What does mentoring mean? education that hasn't been formalized yet

People gaming the system by outsourcing prototypes? sounds like a good an
entrepreneur

Collateral requirements? most bank lending apart from mortgages is
uncollaterilized, even mortgages are not fully collaterized, you can default
and the bank wouldn't recoup their full loan amount by selling the house.

Banks routinely deal with huge amounts of risk - trading stocks and bonds.
Startups would just be a new asset class to exploit for them.

------
jacoblyles
This fund, and Graham's Y-Combinator, both follow the advice that Nassim Taleb
gives for investing in an "extremistan" world of fat tails - many small
investments, instead of a few larger ones.

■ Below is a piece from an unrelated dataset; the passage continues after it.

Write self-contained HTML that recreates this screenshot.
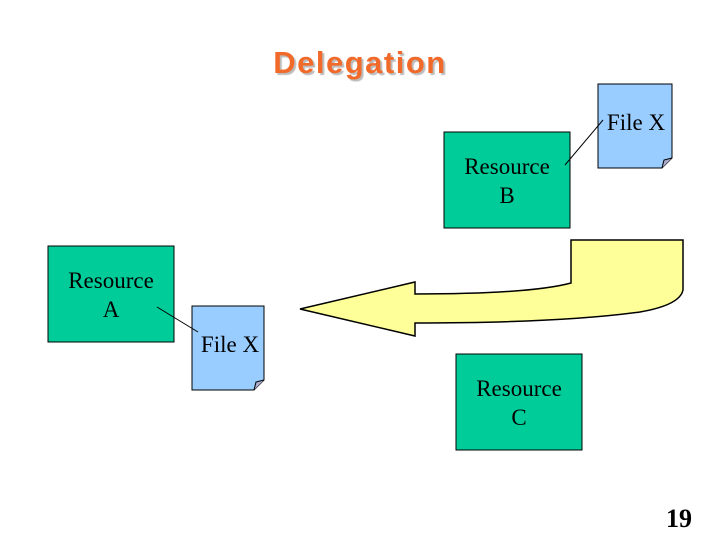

He argues that the profit from the
few very successful investments will swamp the losses from the unsuccessful
ones.

See <http://www.econtalk.org/archives/2007/04/taleb_on_black.html>

------
DenisM
Capital is one of the things that should have been democratized by computers
and the internet but was not. Online stock brokers democratized the other side
of it - investing, but nothing happened on the fund-raising part yet. This
seems to be about to change.

------
webwright
Interesting. It's worked for Ron Conway, though maybe it only works when you
have very high quality deal flow.

I couldn't get any sense of the terms with a cursory glance. How much do they
invest? How much do they want for their investment?